No atendimento médico, foi diagnosticada uma fístula reto-vaginal - espécie de "buraco" anormal que se abriu entre o reto e a vagina, ligando os dois órgãos. Saionara foi internada e encaminhada para uma cirurgia com previsão de 40 minutos, mas que levou mais de seis horas. 

A catarinense conta que a fala do médico após a operação foi devastadora: "Eu fiz tudo que podia, porém havia uma fístula de 12 cm entre seu ânus e vagina. Seu útero estava dilacerado, com marcas de unha", disse ele.

Devido ao estado agravado em que estavam seus órgãos, Saionara teve de se submeter a uma ileostomia, cirurgia que exterioriza a parte final do intestino delgado e a liga à bolsa coletora.

Cirurgia bariátrica

"Depois da cirurgia, a primeira coisa que fiz foi dar um sorriso e agradecer a Deus por ter me deixado viver. Logo depois, coloquei a mão na barriga e disse pra mim mesma: 'Vamos lá, Saionara, vencer mais essa''", lembra. 

Após 28 dias de internação e um longo período de adaptação, a jovem descobriu que não poderia fazer a cirurgia para retirar a bolsa, já que estava muito acima do peso. Foi então que o médico sugeriu a cirurgia bariátrica.

A catarinense foi contra e tentou outros métodos para emagrecer, incluindo o uso de medicamentos. Porém, sem ter sucesso, ela acabou optando pela redução de estômago e teve a sorte de contar com pessoas que a ajudaram a fazer o procedimento rapidamente com um médico de Curitiba (PR), visto que a rede pública tinha uma longa fila de espera.

Segunda gestação

A cirurgia foi um sucesso, e a jovem e seu marido voltaram para casa, esperançosos na recuperação. Porém, dois meses, receberam uma notícia inacreditável: Saionara engravidou novamente.

"Foi um desespero total, pois não imaginávamos e nem podíamos [devido às cirurgias recentes]. Como isso poderia acontecer se eu me cuidava?", questionou-se.

Após uma gestação bem assistida, foi realizada uma cesariana amparada por mais de quatro especialistas, devido ao quadro pós-ileostomia e bariátrica. 

Sua filha nasceu prematura, mas cheia de saúde. "Foi tudo perfeito. Tivemos alta e viemos pra casa: eu, minha princesa e minha 'bolsa'. Minha família cuidou muito de mim e é nela que encontro forças todos os dias pra continuar essa jornada", emociona-se. 

Vitória

Hoje, a jovem leva uma vida normal e aguarda a cirurgia para retirada da bolsa. "Sigo feliz, pois Deus me deu a oportunidade de viver e conceber 2 filhos lindos e maravilhosos", diz.

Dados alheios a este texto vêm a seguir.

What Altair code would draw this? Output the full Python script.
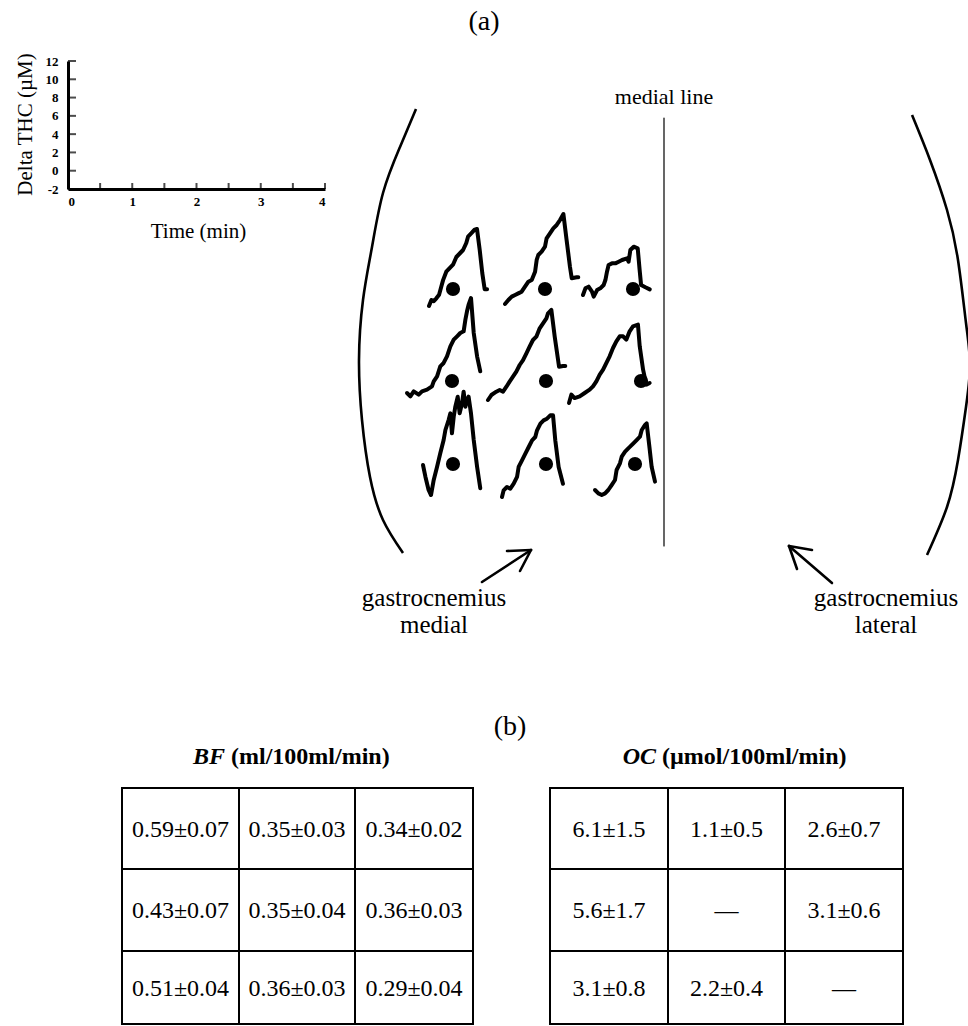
import altair as alt
import pandas as pd

W, H = 968, 1026
FONT = "Liberation Serif"

# ---------------- data ----------------
# Nine Delta THC traces (time in min, Delta THC in uM); rows top->bottom, columns left->right
t1 = [0, .15, .3, .46, .63, .77, .88, 1.08, 1.29, 1.5, 1.71, 1.92, 2.13, 2.33, 2.44, 2.65, 2.85, 3.0, 3.17, 3.33, 3.48, 3.63]
v1 = [0, .86, .7, 1.1, 1.6, 2.8, 3.7, 4.9, 5.4, 5.9, 7.0, 7.5, 8.0, 9.0, 9.9, 10.4, 10.9, 11.0, 8.0, 4.7, 2.4, 2.4]
t2 = [0, .21, .42, .63, .83, 1.04, 1.25, 1.46, 1.67, 1.88, 1.98, 2.08, 2.29, 2.5, 2.6, 2.81, 3.02, 3.23, 3.44, 3.65, 3.85, 4.06, 4.17, 4.48, 4.58]
v2 = [0, .57, 1.05, 1.29, 1.52, 1.76, 2.48, 3.19, 3.43, 4.62, 6.29, 7.0, 7.48, 8.19, 9.38, 10.1, 10.81, 11.29, 12.0, 12.86, 9.14, 5.33, 3.67, 3.81, 3.81]
t3 = [0, .15, .35, .56, .67, .88, 1.08, 1.29, 1.4, 1.5, 1.6, 1.81, 2.02, 2.23, 2.44, 2.75, 2.85, 2.96, 3.17, 3.42, 3.54, 3.63, 3.9, 4.17]
v3 = [0, .95, 1.19, .48, -.24, .71, .95, 1.43, 2.14, 3.33, 4.29, 4.52, 4.52, 4.76, 5.0, 5.24, 4.76, 6.43, 6.9, 6.67, 3.57, 1.43, 1.1, .81]
t4 = [0, .21, .42, .73, .94, 1.25, 1.56, 1.67, 1.88, 2.08, 2.29, 2.5, 2.71, 2.92, 3.13, 3.33, 3.54, 3.65, 3.75, 3.85, 4.0, 4.17, 4.38, 4.58]
v4 = [0, -.48, .24, -.24, .24, .48, .95, 1.67, 2.38, 3.81, 4.29, 5.24, 6.67, 7.62, 8.1, 8.57, 8.81, 10.48, 11.67, 12.62, 13.57, 8.57, 5.24, 3.1]
t5 = [0, .21, .52, .73, .94, 1.15, 1.35, 1.56, 1.77, 1.98, 2.19, 2.4, 2.6, 2.81, 3.02, 3.23, 3.44, 3.65, 3.75, 3.96, 4.17, 4.38, 4.44, 4.69, 4.83]
v5 = [0, .71, 1.19, 1.43, 1.19, 1.9, 2.62, 3.33, 4.05, 5.0, 5.71, 6.67, 7.62, 8.57, 9.05, 10.24, 10.95, 11.67, 12.38, 12.86, 9.05, 5.71, 4.76, 4.86, 4.86]
t6 = [0, .15, .35, .67, .98, 1.29, 1.5, 1.71, 1.92, 2.13, 2.33, 2.54, 2.75, 2.96, 3.17, 3.38, 3.58, 3.79, 4.0, 4.31, 4.42, 4.63, 4.83, 5.04]
v6 = [0, 1.19, .71, .95, 1.43, 1.9, 2.38, 3.1, 4.05, 4.76, 5.71, 6.67, 7.86, 8.81, 9.52, 9.52, 9.05, 10.24, 10.95, 11.19, 8.1, 4.76, 2.62, 2.86]
t7 = [0, .15, .35, .5, .67, .88, 1.08, 1.29, 1.4, 1.6, 1.71, 1.81, 1.92, 2.02, 2.17, 2.29, 2.44, 2.54, 2.65, 2.75, 2.85, 3.0, 3.17, 3.38, 3.58]
v7 = [0, -1.67, -3.57, -4.29, -2.14, -.24, 1.67, 3.57, 5.0, 6.43, 7.38, 4.52, 6.9, 8.33, 9.76, 7.38, 8.81, 10.48, 8.33, 9.29, 9.76, 7.38, 3.57, -.24, -3.33]
t8 = [0, .1, .31, .52, .73, .94, 1.04, 1.25, 1.46, 1.67, 1.88, 2.08, 2.19, 2.4, 2.6, 2.81, 3.02, 3.19, 3.33, 3.54, 3.81]
v8 = [0, .95, 1.43, 1.19, 1.9, 2.86, 4.29, 5.24, 6.19, 7.14, 8.1, 8.57, 9.52, 10.48, 10.95, 11.19, 11.67, 11.67, 8.1, 4.29, 1.9]
t9 = [0, .21, .42, .63, .83, 1.04, 1.25, 1.35, 1.56, 1.67, 1.88, 2.08, 2.19, 2.4, 2.6, 2.81, 2.92, 3.13, 3.23, 3.4, 3.54, 3.75]
v9 = [0, -.48, -.71, -.48, 0, .71, 1.43, 2.86, 3.81, 4.76, 5.48, 5.95, 6.19, 6.67, 7.14, 7.62, 8.57, 9.29, 9.52, 6.19, 3.33, 1.19]
trace_times = [t1, t2, t3, t4, t5, t6, t7, t8, t9]
trace_values = [v1, v2, v3, v4, v5, v6, v7, v8, v9]

# Scale-bar axis of panel (a)
time_ticks = [0, 1, 2, 3, 4]
time_minor = [0, .5, 1, 1.5, 2, 2.5, 3, 3.5, 4]
thc_ticks = [-2, 0, 2, 4, 6, 8, 10, 12]

# Panel (b) tables
bf_values = [["0.59±0.07", "0.35±0.03", "0.34±0.02"],
             ["0.43±0.07", "0.35±0.04", "0.36±0.03"],
             ["0.51±0.04", "0.36±0.03", "0.29±0.04"]]
oc_values = [["6.1±1.5", "1.1±0.5", "2.6±0.7"],
             ["5.6±1.7", "—", "3.1±0.6"],
             ["3.1±0.8", "2.2±0.4", "—"]]

# ---------------- layout (page pixels) ----------------
AXIS_X = [68, 325]          # 0..4 min
AXIS_Y = [189, 61]          # -2..12 uM
trace_x0 = [429, 505, 583, 407, 488, 569, 423, 502, 595]
trace_y0 = [306, 304, 295, 393, 400, 403, 465, 497, 490]
PX_PER_MIN, PX_PER_UM = 16, 7
site_x = [453, 545, 633, 452, 546, 641, 453, 546, 635]
site_y = [289, 289, 289, 381, 381, 381, 464, 464, 464]
left_arc_x = [416, 400, 383, 372, 363, 359, 362, 370, 383, 403]
left_arc_y = [109, 147, 193, 247, 300, 360, 420, 477, 520, 553]
right_arc_x = [912, 930, 947, 958, 966, 970, 966, 958, 947, 927]
right_arc_y = [115, 160, 210, 260, 323, 365, 407, 460, 507, 555]
bf_cols = [122, 239, 355, 473]
oc_cols = [550, 668, 785, 903]
tab_rows = [788, 869, 951, 1024]

PX = alt.Scale(domain=[0, W], range=[0, W], nice=False, zero=False)
PY = alt.Scale(domain=[0, H], range=[0, H], nice=False, zero=False)


def pxy(x="x", y="y"):
    return dict(x=alt.X(f"{x}:Q", scale=PX, axis=None),
                y=alt.Y(f"{y}:Q", scale=PY, axis=None))


layers = []

# ---- small scale chart (axes only) ----
SX = alt.Scale(domain=[0, 4], range=AXIS_X, nice=False, zero=False)
SY = alt.Scale(domain=[-2, 12], range=AXIS_Y, nice=False, zero=False)
xt = pd.DataFrame({"t": time_minor, "v": [-2] * len(time_minor)})
layers.append(
    alt.Chart(xt).mark_tick(orient="vertical", size=6, thickness=2, color="black", yOffset=-3).encode(
        x=alt.X("t:Q", scale=SX, axis=alt.Axis(
            orient="bottom", values=time_ticks, offset=-(H - AXIS_Y[0]), domainWidth=3, domainColor="black",
            ticks=False, tickSize=0, grid=False, labelFont=FONT, labelFontWeight="bold", labelFontSize=13,
            labelColor="black", labelPadding=6, labelExpr="datum.value", title="Time (min)", titleFont=FONT,
            titleFontSize=21, titleFontWeight="normal", titleColor="black", titleX=198, titleY=42,
            titleBaseline="middle", titleAlign="center")),
        y=alt.Y("v:Q", scale=SY, axis=alt.Axis(
            orient="left", values=thc_ticks, offset=-AXIS_X[0], domainWidth=3, domainColor="black",
            ticks=False, tickSize=0, grid=False, labelFont=FONT, labelFontWeight="bold", labelFontSize=13,
            labelColor="black", labelPadding=10, labelExpr="datum.value", title="Delta THC (µM)",
            titleFont=FONT, titleFontSize=21, titleFontWeight="normal", titleColor="black",
            titleX=-43, titleY=124, titleAngle=270, titleBaseline="middle", titleAlign="center")),
    )
)
yt = pd.DataFrame({"t": [0] * len(thc_ticks), "v": thc_ticks})
layers.append(
    alt.Chart(yt).mark_tick(orient="horizontal", size=8, thickness=2, color="black", xOffset=4).encode(
        x=alt.X("t:Q", scale=SX, axis=None), y=alt.Y("v:Q", scale=SY, axis=None))
)

# ---- traces ----
for i in range(9):
    df = pd.DataFrame({"t": trace_times[i], "v": trace_values[i], "k": range(len(trace_times[i]))})
    x0, y0 = trace_x0[i], trace_y0[i]
    layers.append(
        alt.Chart(df).mark_line(color="black", strokeWidth=4, strokeJoin="round", strokeCap="round").encode(
            x=alt.X("t:Q", scale=alt.Scale(domain=[0, 4], range=[x0, x0 + 4 * PX_PER_MIN], nice=False, zero=False), axis=None),
            y=alt.Y("v:Q", scale=alt.Scale(domain=[0, 10], range=[y0, y0 - 10 * PX_PER_UM], nice=False, zero=False), axis=None),
            order="k:Q")
    )

# ---- measurement sites ----
sites = pd.DataFrame({"x": site_x, "y": site_y})
layers.append(alt.Chart(sites).mark_circle(size=200, color="black", opacity=1).encode(**pxy()))

# ---- leg outline arcs ----
for ax, ay in [(left_arc_x, left_arc_y), (right_arc_x, right_arc_y)]:
    df = pd.DataFrame({"x": ax, "y": ay, "k": range(len(ax))})
    layers.append(alt.Chart(df).mark_line(color="black", strokeWidth=2.6, interpolate="natural").encode(
        order="k:Q", **pxy()))

# ---- medial line and arrows ----
segs = pd.DataFrame({
    "x": [664, 482, 531, 531, 832, 789, 789],
    "y": [118, 582, 550, 550, 583, 546, 546],
    "x2": [664, 531, 507, 520, 789, 797, 812],
    "y2": [546, 550, 551, 571, 546, 569, 550],
    "w": [1.2, 2.6, 2.6, 2.6, 2.6, 2.6, 2.6],
})
layers.append(alt.Chart(segs).mark_rule(color="black", strokeCap="round").encode(
    x2="x2:Q", y2="y2:Q", strokeWidth=alt.StrokeWidth("w:Q", scale=None), **pxy()))

# ---- table cells ----
cells = []
for cols, vals in [(bf_cols, bf_values), (oc_cols, oc_values)]:
    for r in range(3):
        for c in range(3):
            cells.append({"x": cols[c], "x2": cols[c + 1], "y": tab_rows[r], "y2": tab_rows[r + 1],
                          "cx": (cols[c] + cols[c + 1]) / 2, "cy": (tab_rows[r] + tab_rows[r + 1]) / 2 + 1,
                          "label": vals[r][c]})
cells = pd.DataFrame(cells)
layers.append(alt.Chart(cells).mark_rect(fill="white", stroke="black", strokeWidth=2).encode(
    x2="x2:Q", y2="y2:Q", **pxy()))
layers.append(alt.Chart(cells).mark_text(font=FONT, fontSize=24, color="black", baseline="middle", align="center").encode(
    text="label:N", **pxy("cx", "cy")))


def text_layer(rows, **mk):
    df = pd.DataFrame(rows, columns=["x", "y", "label"])
    props = dict(font=FONT, color="black", baseline="middle", align="center")
    props.update(mk)
    return alt.Chart(df).mark_text(**props).encode(text="label:N", **pxy())


layers.append(text_layer([(484, 22, "(a)"), (510, 727, "(b)")], fontSize=28))
layers.append(text_layer([(664, 97, "medial line")], fontSize=22))
layers.append(text_layer([(434, 598, "gastrocnemius"), (434, 625, "medial"),
                          (886, 598, "gastrocnemius"), (886, 625, "lateral")], fontSize=25))
layers.append(text_layer([(225, 757, "BF"), (656, 757, "OC")], fontSize=24, fontWeight="bold",
                         fontStyle="italic", align="right"))
layers.append(text_layer([(231, 757, "(ml/100ml/min)"), (662, 757, "(µmol/100ml/min)")], fontSize=24,
                         fontWeight="bold", align="left"))

chart = alt.layer(*layers).resolve_scale(x="independent", y="independent").properties(
    width=W, height=H, padding=0, autosize="none", background="white"
).configure_view(stroke=None)

chart.save("out.html", embed_options={"renderer": "svg", "actions": False})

"Acredito que exista um tempo determinado para tudo, então estou vivendo meu hoje e curtindo minha família da melhor forma possível", explica ela, que está em discussão legal com o hospital em que ocorreu o parto de seu primeiro filho.

O que é violência obstétrica?

Qualquer ato que não seja preconizado pelos princípios de humanização e evidências científicas é considerado violência obstétrica. Ela ocorre durante procedimentos inerentes à gestação.

Alguns exemplos são: agressões verbais ou físicas, recusa de atendimento, jejum desnecessário, episiotomia (corte entre o ânus e a vagina), amarrar a parturiente, excesso de exames de toque, impedir a presença de acompanhante, fazer procedimentos sem o consentimento da mãe, separar mãe de filho após o nascimento ou fazer comentários constrangedores que discriminem sexo, raça ou tipo físico.

Como denunciar?

A denúncia pode ser feita na Defensoria Pública do município, onde deve ser entregue cópia do prontuário médico, que é um documento que registra todos os procedimentos pelos quais a mulher foi submetida na maternidade ou hospital.

Essa prova pode ser obtida com setor administrativo da instituição sob o custo somente das cópia das folhas.

Como se proteger?

Em primeiro lugar é necessário que a mulher e seu acompanhante se informem e estudem o processo do nascimento antes de darem entrada no hospital, a fim de tentarem se prevenir de quaisquer abusos. Há grupos de apoio gratuitos que auxiliam essa tarefa.

Também é recomendado buscar uma equipe humanizada e analisar a conduta dos profissionais desde o pré-natal.

Finalmente, deve-se escrever um plano de parto, documento que especifica o tipo de parto desejado pela parturiente, seu direito a acompanhante, os procedimentos aos quais aceita ser submetida e outros detalhes de igual importância.

O obstetra responsável deve assinar que recebeu e concorda com o documento antecipadamente. Se ele recusar, converse com a direção da maternidade ou busque outro médico.